Oh, well, if it’s her dream, then naturally any discussion about the wisdom of its use is inviolate. No one can take away someone else’s dream. To try is just plain wrong. Also, evil.

What’s the second rule?

And which was still more expensive than STAYING PUT and WORKING.

I still haven’t been to India, and I damn sight sure didn’t go when I was living paycheck to paycheck and counting pennies to buy ramen. Perhaps if I had gone it would have been cheaper than living here, but I would have been losing money by not working. I was actually poor, unlike whiny-poor, and that means that I could not afford to stop working for three months to go to India, even if the entire trip were free.

Nor did I have an inheritance of $20, much less $20,000. Ever.

Because I was really, actually, poor. As opposed to whiny-poor.

The Second Rule is NEVER INVEST YOUR OWN MONEY!

I am 26 years old. I had more than my share of post-college difficulties.

even sven and passengerpigeon should be in my generation. My peers. Instead, they make me feel fucking old.

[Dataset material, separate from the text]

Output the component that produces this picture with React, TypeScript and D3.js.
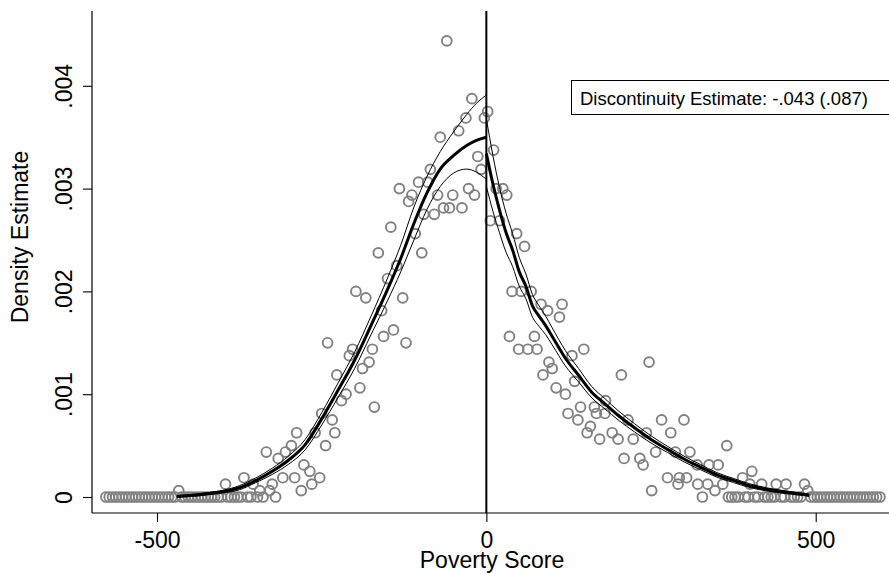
import React, { useEffect, useRef } from 'react'
import * as d3 from 'd3'

// binned density of the running variable: [score, density]
const leftBins: [number, number][] = [
  [-60, 4.4375e-3], [-22, 3.875e-3], [-3, 3.6875e-3], [-31, 3.6875e-3], [-42, 3.5625e-3],
  [-70, 3.5e-3], [-13, 3.3125e-3], [-8, 3.1875e-3], [-85, 3.1875e-3], [-103, 3.0625e-3],
  [-89, 3.0625e-3], [-132, 3.0e-3], [-113, 2.9375e-3], [-118, 2.875e-3], [-74, 2.9375e-3],
  [-51, 2.9375e-3], [-27, 3.0e-3], [-18, 2.9375e-3], [-65, 2.8125e-3], [-56, 2.8125e-3],
  [-37, 2.8125e-3], [-79, 2.75e-3], [-95, 2.75e-3], [-145, 2.625e-3], [-108, 2.5625e-3],
  [-164, 2.375e-3], [-98, 2.375e-3], [-136, 2.25e-3], [-150, 2.125e-3], [-198, 2.0e-3],
  [-183, 1.9375e-3], [-127, 1.9375e-3], [-159, 1.8125e-3], [-141, 1.625e-3], [-156, 1.5625e-3],
  [-241, 1.5e-3], [-122, 1.5e-3], [-173, 1.4375e-3], [-203, 1.4375e-3], [-208, 1.375e-3],
  [-178, 1.3125e-3], [-188, 1.25e-3], [-227, 1.1875e-3], [-192, 1.0625e-3], [-213, 1.0e-3],
  [-220, 0.9375e-3], [-170, 0.875e-3], [-250, 0.8125e-3], [-234, 0.75e-3], [-260, 0.625e-3],
  [-230, 0.625e-3], [-288, 0.625e-3], [-244, 0.5e-3], [-296, 0.5e-3], [-305, 0.4375e-3],
  [-334, 0.4375e-3], [-316, 0.375e-3], [-277, 0.3125e-3], [-268, 0.25e-3], [-309, 0.1875e-3],
  [-291, 0.1875e-3], [-253, 0.1875e-3], [-265, 0.125e-3], [-368, 0.1875e-3], [-396, 0.125e-3],
  [-325, 0.125e-3], [-354, 0.125e-3], [-281, 0.0625e-3], [-329, 0.0625e-3], [-344, 0.0625e-3],
  [-467, 0.0625e-3],
]

const rightBins: [number, number][] = [
  [2, 3.75e-3], [11, 3.375e-3], [15, 3.0e-3], [25, 3.0e-3], [31, 2.9375e-3],
  [6, 2.6875e-3], [20, 2.6875e-3], [46, 2.5625e-3], [58, 2.4375e-3], [39, 2.0e-3],
  [53, 2.0e-3], [68, 2.0e-3], [83, 1.875e-3], [93, 1.8125e-3], [115, 1.875e-3],
  [111, 1.75e-3], [35, 1.5625e-3], [73, 1.5625e-3], [49, 1.4375e-3], [63, 1.4375e-3],
  [77, 1.4375e-3], [130, 1.375e-3], [148, 1.4375e-3], [95, 1.3125e-3], [100, 1.25e-3],
  [86, 1.1875e-3], [247, 1.3125e-3], [205, 1.1875e-3], [134, 1.125e-3], [106, 1.0625e-3],
  [120, 1.0e-3], [181, 0.9375e-3], [143, 0.875e-3], [164, 0.875e-3], [124, 0.8125e-3],
  [167, 0.8125e-3], [180, 0.8125e-3], [139, 0.75e-3], [158, 0.6875e-3], [215, 0.75e-3],
  [266, 0.75e-3], [300, 0.75e-3], [153, 0.625e-3], [191, 0.625e-3], [243, 0.625e-3],
  [280, 0.625e-3], [172, 0.5625e-3], [200, 0.5625e-3], [223, 0.5625e-3], [365, 0.5e-3],
  [257, 0.4375e-3], [287, 0.4375e-3], [309, 0.4375e-3], [209, 0.375e-3], [233, 0.375e-3],
  [238, 0.3125e-3], [320, 0.3125e-3], [338, 0.3125e-3], [352, 0.3125e-3], [275, 0.1875e-3],
  [293, 0.1875e-3], [304, 0.1875e-3], [291, 0.125e-3], [321, 0.125e-3], [336, 0.125e-3],
  [389, 0.1875e-3], [403, 0.25e-3], [400, 0.125e-3], [418, 0.125e-3], [440, 0.125e-3],
  [455, 0.125e-3], [483, 0.125e-3], [488, 0.0625e-3], [251, 0.0625e-3], [347, 0.0625e-3],
  [359, 0.125e-3],
]

// empty bins in the tails
const zeroBins: number[] = [
  -577.5, -572.5, -567.5, -562.5, -557.5, -552.5, -547.5, -542.5, -537.5, -532.5, -527.5,
  -522.5, -517.5, -512.5, -507.5, -502.5, -497.5, -492.5, -487.5, -482.5, -477.5, -472.5,
  -462.5, -457.5, -452.5, -447.5, -442.5, -437.5, -432.5, -427.5, -422.5, -417.5, -412.5,
  -407.5, -402.5, -392.5, -387.5, -382.5, -377.5, -372.5, -362.5, -357.5, -347.5, -339, -320,
  328, 367.5, 372.5, 377.5, 382.5, 392.5, 397.5, 407.5, 412.5, 422.5, 427.5, 432.5, 437.5,
  447.5, 452.5, 462.5, 467.5, 472.5, 477.5, 492.5, 497.5, 502.5, 507.5, 512.5, 517.5, 522.5,
  527.5, 532.5, 537.5, 542.5, 547.5, 552.5, 557.5, 562.5, 567.5, 572.5, 577.5, 582.5, 587.5,
  592.5, 597.5,
]

// local linear density fit, left of cutoff (density in thousandths)
const leftFitX = [-470, -440, -420, -400, -375, -350, -325, -300, -275, -250, -225, -200, -175, -150, -130, -110, -90, -70, -50, -30, -15, 0]
const leftFit = [0.005, 0.02, 0.035, 0.052, 0.09, 0.16, 0.25, 0.36, 0.51, 0.76, 1.04, 1.33, 1.67, 2.02, 2.32, 2.66, 2.96, 3.19, 3.32, 3.42, 3.47, 3.5]
const leftUpper = [0.01, 0.03, 0.045, 0.065, 0.11, 0.185, 0.28, 0.4, 0.56, 0.82, 1.11, 1.41, 1.76, 2.13, 2.45, 2.82, 3.12, 3.36, 3.55, 3.72, 3.83, 3.91]
const leftLower = [0.0, 0.01, 0.025, 0.04, 0.07, 0.14, 0.22, 0.32, 0.46, 0.7, 0.97, 1.25, 1.58, 1.91, 2.19, 2.5, 2.8, 3.02, 3.15, 3.19, 3.16, 3.09]

// right of cutoff
const rightFitX = [0, 10, 20, 30, 40, 50, 60, 70, 80, 90, 100, 120, 140, 160, 180, 200, 225, 250, 275, 300, 325, 350, 375, 400, 425, 450, 475, 490]
const rightFit = [3.34, 3.045, 2.79, 2.57, 2.4, 2.19, 2.05, 1.86, 1.76, 1.667, 1.562, 1.35, 1.184, 1.02, 0.907, 0.795, 0.673, 0.56, 0.463, 0.37, 0.291, 0.215, 0.161, 0.11, 0.075, 0.05, 0.03, 0.018]
const rightUpper = [3.68, 3.32, 3.01, 2.76, 2.56, 2.33, 2.17, 1.97, 1.86, 1.76, 1.645, 1.425, 1.25, 1.075, 0.957, 0.84, 0.713, 0.595, 0.493, 0.398, 0.316, 0.237, 0.181, 0.128, 0.09, 0.063, 0.04, 0.028]
const rightLower = [3.02, 2.78, 2.57, 2.38, 2.24, 2.05, 1.93, 1.75, 1.66, 1.58, 1.48, 1.275, 1.12, 0.965, 0.857, 0.75, 0.633, 0.525, 0.433, 0.342, 0.266, 0.193, 0.141, 0.092, 0.06, 0.037, 0.02, 0.008]

const xTicks = [-500, 0, 500]
const yTicks = [0, 0.001, 0.002, 0.003, 0.004]
const xTitle = 'Poverty Score'
const yTitle = 'Density Estimate'
const note = 'Discontinuity Estimate: -.043 (.087)'

const font = '"Liberation Sans", Arial, Helvetica, sans-serif'

const App = () => {
  const svgRef = useRef<SVGSVGElement>(null)

  useEffect(() => {
    const width = 889
    const height = 574
    const plot = { left: 92, right: 892, top: 11, bottom: 513 }

    const svg = d3.select(svgRef.current).attr('width', width).attr('height', height)
    svg.selectAll('*').remove()

    const x = d3.scaleLinear().domain([-500, 500]).range([157, 815.7])
    const y = d3.scaleLinear().domain([0, 0.004]).range([497, 85.8])

    // points
    const pts = [...leftBins, ...rightBins, ...zeroBins.map((b) => [b, 0] as [number, number])]
    svg
      .append('g')
      .selectAll('circle')
      .data(pts)
      .join('circle')
      .attr('cx', (d) => x(d[0]))
      .attr('cy', (d) => y(d[1]))
      .attr('r', 4.9)
      .attr('fill', 'none')
      .attr('stroke', '#808080')
      .attr('stroke-width', 1.9)

    // fitted lines
    const line = d3
      .line<[number, number]>()
      .x((d) => x(d[0]))
      .y((d) => y(d[1] / 1000))
      .curve(d3.curveMonotoneX)
    const pair = (xs: number[], ys: number[]) => xs.map((v, i) => [v, ys[i]] as [number, number])

    const curves = [
      { d: pair(leftFitX, leftUpper), w: 1 },
      { d: pair(leftFitX, leftLower), w: 1 },
      { d: pair(rightFitX, rightUpper), w: 1 },
      { d: pair(rightFitX, rightLower), w: 1 },
      { d: pair(leftFitX, leftFit), w: 3 },
      { d: pair(rightFitX, rightFit), w: 3 },
    ]
    svg
      .append('g')
      .selectAll('path')
      .data(curves)
      .join('path')
      .attr('d', (c) => line(c.d))
      .attr('fill', 'none')
      .attr('stroke', '#000')
      .attr('stroke-width', (c) => c.w)

    // cutoff
    svg
      .append('line')
      .attr('x1', x(0))
      .attr('x2', x(0))
      .attr('y1', plot.top)
      .attr('y2', plot.bottom)
      .attr('stroke', '#000')
      .attr('stroke-width', 2)

    // axes
    const xAxis = d3
      .axisBottom(x)
      .tickValues(xTicks)
      .tickSize(9)
      .tickSizeOuter(0)
      .tickPadding(10)
      .tickFormat((d) => String(d))
    const gx = svg.append('g').attr('transform', `translate(0, ${plot.bottom})`).call(xAxis)
    gx.select('.domain').remove()
    gx.append('line')
      .attr('x1', plot.left)
      .attr('x2', plot.right)
      .attr('stroke', '#000')
      .attr('stroke-width', 1.2)
    gx.selectAll('.tick line').attr('stroke', '#000').attr('stroke-width', 1.1)
    gx.selectAll('.tick text')
      .attr('font-family', font)
      .attr('font-size', 23)
      .attr('fill', '#000')

    const yAxis = d3
      .axisLeft(y)
      .tickValues(yTicks)
      .tickSize(9)
      .tickSizeOuter(0)
      .tickFormat((d) => (+d === 0 ? '0' : String(d).replace('0.', '.')))
    const gy = svg.append('g').attr('transform', `translate(${plot.left}, 0)`).call(yAxis)
    gy.select('.domain').remove()
    gy.append('line')
      .attr('y1', plot.top)
      .attr('y2', plot.bottom)
      .attr('stroke', '#000')
      .attr('stroke-width', 1.2)
    gy.selectAll('.tick line').attr('stroke', '#000').attr('stroke-width', 1.1)
    gy.selectAll('.tick text')
      .attr('font-family', font)
      .attr('font-size', 23)
      .attr('fill', '#000')
      .attr('text-anchor', 'middle')
      .attr('transform', 'rotate(-90)')
      .attr('x', 0)
      .attr('y', -20)
      .attr('dy', 0)

    // titles
    svg
      .append('text')
      .attr('x', (plot.left + plot.right) / 2)
      .attr('y', 568)
      .attr('text-anchor', 'middle')
      .attr('font-family', font)
      .attr('font-size', 23)
      .text(xTitle)

    svg
      .append('text')
      .attr('transform', 'translate(28, 237) rotate(-90)')
      .attr('text-anchor', 'middle')
      .attr('font-family', font)
      .attr('font-size', 23)
      .text(yTitle)

    // estimate box
    svg
      .append('rect')
      .attr('x', 571.5)
      .attr('y', 80.5)
      .attr('width', 330)
      .attr('height', 34)
      .attr('fill', '#fff')
      .attr('stroke', '#000')
      .attr('stroke-width', 1)
    svg
      .append('text')
      .attr('x', 580)
      .attr('y', 104.5)
      .attr('font-family', font)
      .attr('font-size', 18.5)
      .text(note)
  }, [])

  return <svg ref={svgRef} style={{ position: 'absolute', left: 0, top: 0 }}></svg>
}

export default App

Or she could take a portion of it and relocate to a part of the country where she could get a job…

wait for it…

MAKING MOVIES!

But please, don’t allow logic and common sense invade your lovely, well thought out rant you stunned twit. I could give a flying fuck what she does with her $$ - it’s just really, really grating to hear her bitch about how poor she is, when quite clearly, she’s not. Disenfranchised? Maybe. Poor. No, I don’t think so. Particularly not compared to 90% of the rest of the people in the world. It’s called perspective, and she should get some. Also, she should probably quit posting all her monetary woes on this board if she doesn’t want people to point out her hypocrisy.